In the Heart of the Sea
I’ve been reading a lot of books about extreme adventure and survival. Endurance is about Ernest Shackleton’s doomed — well, not doomed, they all survived — attempt to reach the South Pole in the early 1900s. There’s a great book called The Lost City of Z, about Colonel Percy Fawcett, who was looking for El Dorado in the rainforest of South America and just disappeared. That was a fascinating story. And there’s a great book called In the Heart of the Sea, the true story of the whale ship Essex, which was sunk by a white whale. It was this sensational newspaper story — this eighty-foot sperm whale rammed their boat and sunk it in ten minutes. Stranded in the middle of the Pacific Ocean, they had to fight their way back on these little whaling skiffs. I think like four people survived out of sixteen, and they ended up having to draw lots and eat each other in order to survive. And then Herman Melville read about it in the paper in Nantucket and wrote Moby Dick.

Fraternal singing teams
I would enthusiastically recommend all forms of close-harmony singing, starting with The Blue Sky Boys, The Louvin Brothers, The Everly Brothers, The Stanley Brothers. There’s a long line of them. There’s just something really magical about two high voices, singing harmony like that together.
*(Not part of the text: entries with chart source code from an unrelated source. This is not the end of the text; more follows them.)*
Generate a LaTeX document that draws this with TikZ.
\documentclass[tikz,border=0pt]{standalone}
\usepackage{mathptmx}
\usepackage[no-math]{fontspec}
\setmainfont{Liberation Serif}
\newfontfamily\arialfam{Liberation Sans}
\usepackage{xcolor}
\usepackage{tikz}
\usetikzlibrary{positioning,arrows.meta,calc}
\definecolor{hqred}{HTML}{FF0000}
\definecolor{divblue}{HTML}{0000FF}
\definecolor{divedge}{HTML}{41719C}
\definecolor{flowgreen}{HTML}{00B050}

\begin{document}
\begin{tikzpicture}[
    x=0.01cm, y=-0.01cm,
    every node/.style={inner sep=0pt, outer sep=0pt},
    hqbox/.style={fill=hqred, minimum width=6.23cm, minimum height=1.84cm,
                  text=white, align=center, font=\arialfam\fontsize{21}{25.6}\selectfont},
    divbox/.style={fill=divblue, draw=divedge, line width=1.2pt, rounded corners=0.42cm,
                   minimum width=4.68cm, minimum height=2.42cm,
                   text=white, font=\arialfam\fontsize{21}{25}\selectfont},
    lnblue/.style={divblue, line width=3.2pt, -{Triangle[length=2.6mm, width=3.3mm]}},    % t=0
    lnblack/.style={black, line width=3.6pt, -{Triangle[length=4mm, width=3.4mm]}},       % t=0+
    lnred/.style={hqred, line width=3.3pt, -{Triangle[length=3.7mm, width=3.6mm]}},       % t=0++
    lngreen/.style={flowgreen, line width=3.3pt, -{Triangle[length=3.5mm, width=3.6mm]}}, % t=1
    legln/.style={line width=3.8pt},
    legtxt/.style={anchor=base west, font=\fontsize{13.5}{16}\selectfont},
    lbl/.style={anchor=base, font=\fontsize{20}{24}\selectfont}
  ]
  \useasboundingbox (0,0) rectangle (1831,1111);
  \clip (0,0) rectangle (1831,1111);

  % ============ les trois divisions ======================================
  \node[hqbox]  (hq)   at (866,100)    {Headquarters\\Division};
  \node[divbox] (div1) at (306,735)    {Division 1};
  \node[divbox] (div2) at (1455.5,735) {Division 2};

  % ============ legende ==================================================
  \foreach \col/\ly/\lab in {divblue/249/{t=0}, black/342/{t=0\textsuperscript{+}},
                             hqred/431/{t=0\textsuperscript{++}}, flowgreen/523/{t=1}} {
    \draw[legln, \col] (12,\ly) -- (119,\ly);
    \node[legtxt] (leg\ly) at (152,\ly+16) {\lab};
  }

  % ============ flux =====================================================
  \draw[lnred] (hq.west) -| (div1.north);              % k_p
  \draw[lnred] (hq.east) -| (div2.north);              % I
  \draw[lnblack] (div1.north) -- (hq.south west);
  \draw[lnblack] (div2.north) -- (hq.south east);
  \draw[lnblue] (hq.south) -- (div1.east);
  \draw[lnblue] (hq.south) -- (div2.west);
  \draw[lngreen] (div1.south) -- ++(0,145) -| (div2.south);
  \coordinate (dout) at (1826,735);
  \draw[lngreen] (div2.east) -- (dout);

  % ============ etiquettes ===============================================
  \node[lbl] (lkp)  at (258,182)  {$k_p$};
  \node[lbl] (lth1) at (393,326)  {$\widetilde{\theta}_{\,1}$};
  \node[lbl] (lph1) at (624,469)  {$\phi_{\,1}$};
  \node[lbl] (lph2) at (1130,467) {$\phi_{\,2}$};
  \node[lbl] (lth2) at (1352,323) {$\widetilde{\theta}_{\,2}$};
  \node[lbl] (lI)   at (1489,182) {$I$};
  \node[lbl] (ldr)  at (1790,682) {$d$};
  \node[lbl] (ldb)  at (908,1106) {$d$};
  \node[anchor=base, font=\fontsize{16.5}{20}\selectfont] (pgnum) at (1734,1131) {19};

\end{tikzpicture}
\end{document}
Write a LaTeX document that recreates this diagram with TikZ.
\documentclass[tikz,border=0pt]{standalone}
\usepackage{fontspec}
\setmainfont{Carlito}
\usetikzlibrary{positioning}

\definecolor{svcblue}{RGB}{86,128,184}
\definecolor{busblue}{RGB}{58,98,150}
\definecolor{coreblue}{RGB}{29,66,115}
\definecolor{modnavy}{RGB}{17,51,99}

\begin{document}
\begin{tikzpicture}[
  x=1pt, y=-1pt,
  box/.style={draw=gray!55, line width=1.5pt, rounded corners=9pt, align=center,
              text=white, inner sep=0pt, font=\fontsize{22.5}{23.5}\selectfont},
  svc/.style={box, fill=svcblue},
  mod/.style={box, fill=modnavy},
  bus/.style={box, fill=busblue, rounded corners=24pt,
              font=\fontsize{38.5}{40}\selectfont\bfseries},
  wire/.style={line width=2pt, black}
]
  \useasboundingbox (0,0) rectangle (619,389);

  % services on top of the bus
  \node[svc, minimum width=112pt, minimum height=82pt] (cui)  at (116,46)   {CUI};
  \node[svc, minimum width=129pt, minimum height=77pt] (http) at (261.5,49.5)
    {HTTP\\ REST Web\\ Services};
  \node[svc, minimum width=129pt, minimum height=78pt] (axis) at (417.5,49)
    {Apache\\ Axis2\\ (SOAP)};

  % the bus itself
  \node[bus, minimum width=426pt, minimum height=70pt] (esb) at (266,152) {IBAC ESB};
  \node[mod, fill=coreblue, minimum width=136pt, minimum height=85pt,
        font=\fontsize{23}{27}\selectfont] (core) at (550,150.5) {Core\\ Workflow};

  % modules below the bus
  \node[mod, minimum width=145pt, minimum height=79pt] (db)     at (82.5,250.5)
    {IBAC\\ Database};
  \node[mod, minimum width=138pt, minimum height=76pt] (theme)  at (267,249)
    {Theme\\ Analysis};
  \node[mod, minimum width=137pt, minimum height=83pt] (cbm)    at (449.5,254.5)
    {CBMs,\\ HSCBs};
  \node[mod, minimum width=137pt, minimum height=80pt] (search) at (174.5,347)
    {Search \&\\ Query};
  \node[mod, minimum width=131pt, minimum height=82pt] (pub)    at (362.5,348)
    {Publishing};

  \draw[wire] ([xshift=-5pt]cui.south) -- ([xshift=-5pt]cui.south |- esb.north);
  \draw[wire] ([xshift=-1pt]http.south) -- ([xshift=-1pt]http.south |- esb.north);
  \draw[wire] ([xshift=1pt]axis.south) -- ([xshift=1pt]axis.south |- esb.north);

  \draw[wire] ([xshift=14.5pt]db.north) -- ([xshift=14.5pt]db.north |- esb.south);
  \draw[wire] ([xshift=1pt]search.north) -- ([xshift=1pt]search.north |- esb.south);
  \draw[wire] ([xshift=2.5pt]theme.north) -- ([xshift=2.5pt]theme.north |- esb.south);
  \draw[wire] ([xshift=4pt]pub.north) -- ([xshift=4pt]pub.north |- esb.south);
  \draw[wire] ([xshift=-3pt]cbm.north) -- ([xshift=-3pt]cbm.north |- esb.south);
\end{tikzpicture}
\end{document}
Tim and Eric Awesome Show, Great Job!
I don’t really watch much TV, but I’m good friends with these guys. They just had their last season, but you can check them out on the web. They’re the funniest people out there. I think they’re just totally ahead of their time. The way they embrace absurdity is just really fun. Things get really gross, you know, but they’re never mean-spirited; there’s a lot of snarky comedy out there right now, which I don’t find appealing at all. I like Tim and Eric because they’re so silly. There’s a lot of love in what they do. I think in ten years, twenty years, people are going to be looking at Tim and Eric the way we look at Monty Python now, like, “What were those guys doing?!”